Klager wilde één van de medewerkers van de stichting opnieuw dagvaarden, omdat zij
niet in persoon was verschenen op de comparitie van partijen, hetgeen klager onrechtmatig
achtte. Daarnaast had klager te kennen gegeven dat hij voornemens was de nieuwe werkgever
van de rector in rechte te betrekken. Er bestond derhalve een noodzaak voor de stichting
om haar personeel in bescherming te nemen. Het kort geding had, anders dan klager
stelt, niet als doel klager te intimideren, maar het zoveel mogelijk waarborgen van
de sociale veiligheid van de medewerkers van de stichting. Met het kort geding wilde
de stichting voorkomen dat medewerkers wederom zouden worden geconfronteerd met brieven
en dagvaardingsexploten van klager. Het is evenwel niet tot een mondelinge behandeling
van dit kort geding gekomen, aangezien zich namens klager twee advocaten hadden gesteld,
met wie overleg heeft kunnen plaatsvinden, hetgeen ertoe heeft geleid dat het voor
de stichting niet langer noodzakelijk was om het kort geding door te zetten, aldus
verweerder.
4.12 De voorzitter overweegt dat het verweerders taak is om de belangen van zijn
cliënten -de stichting en haar medewerkers- te behartigen en in overleg met hen een
aanpak te bepalen die hen geraden voorkomt. Verweerder heeft toereikend onderbouwd
dat het starten van een kort geding in het belang van zijn cliënten was, waarbij het
de voorzitter niet is gebleken dat verweerder de belangen van klager onnodig of onevenredig
heeft geschaad. Voor zover klager verweerder verwijt in zijn verweer selectief documenten
te hebben bijgesloten en hierdoor een eenzijdig en misleidend beeld zou hebben geschetst,
overweegt de voorzitter dat verweerder niet kan worden verweten zijn visie op het
geschil te geven en daarbij de in zijn opinie relevante stukken te hebben bijgevoegd.
Dit heeft klager zelf ook op dezelfde manier gedaan.

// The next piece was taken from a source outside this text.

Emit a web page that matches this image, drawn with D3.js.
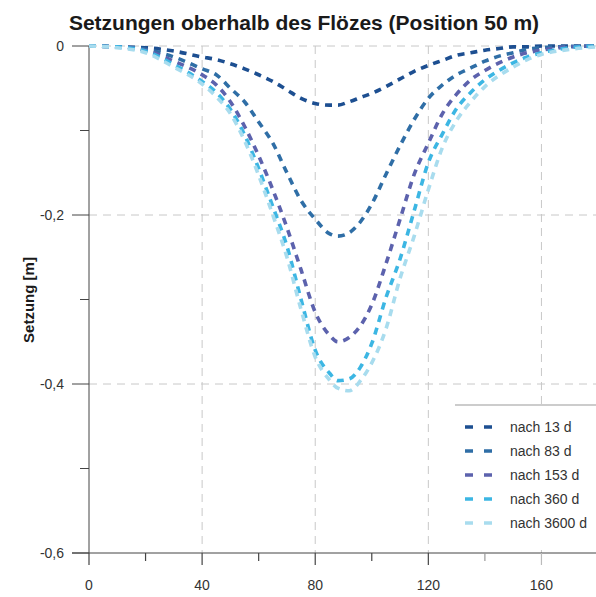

Voor zover klager verder heeft
gesteld dat verweerder zich in zijn verweerschrift had moeten beperken tot zijn verweer
tegen de klachten en niet de inhoud van de gedingen had mogen aanhalen, omdat deze
irrelevant zouden zijn, volgt de voorzitter klager daarin ook niet. De inhoud van
deze gedingen is wel degelijk relevant, nu daarin de context wordt gegeven, waarbinnen
zich volgens klager het klachtwaardig handelen heeft afgespeeld. Bovendien gaat klager
zelf ook in op de inhoud van (andere) onderliggende procedures. Van tuchtrechtelijk
verwijtbaar handelen is geen sprake, zodat klachtonderdeel e) kennelijk ongegrond
is.
4.13 Op grond van het voorgaande zal de voorzitter met toepassing van artikel 46j
Advocatenwet de klachtonderdelen b) en c) kennelijk niet-ontvankelijk en de klachtonderdelen
a), d), e) kennelijk ongegrond en de verklaren.
BESLISSING
De voorzitter verklaart:
- de klachtonderdelen b) en c), met toepassing van artikel 46j Advocatenwet, kennelijk niet-ontvankelijk;
- de klachtonderdelen a), d) en e), met toepassing van artikel 46j Advocatenwet, kennelijk ongegrond
Aldus beslist door mr. P.M. Wamsteker, plaatsvervangend voorzitter, bijgestaan door mr. N. Borgers-Abu Ghazaleh als griffier en uitgesproken in het openbaar op 18 juli 2022.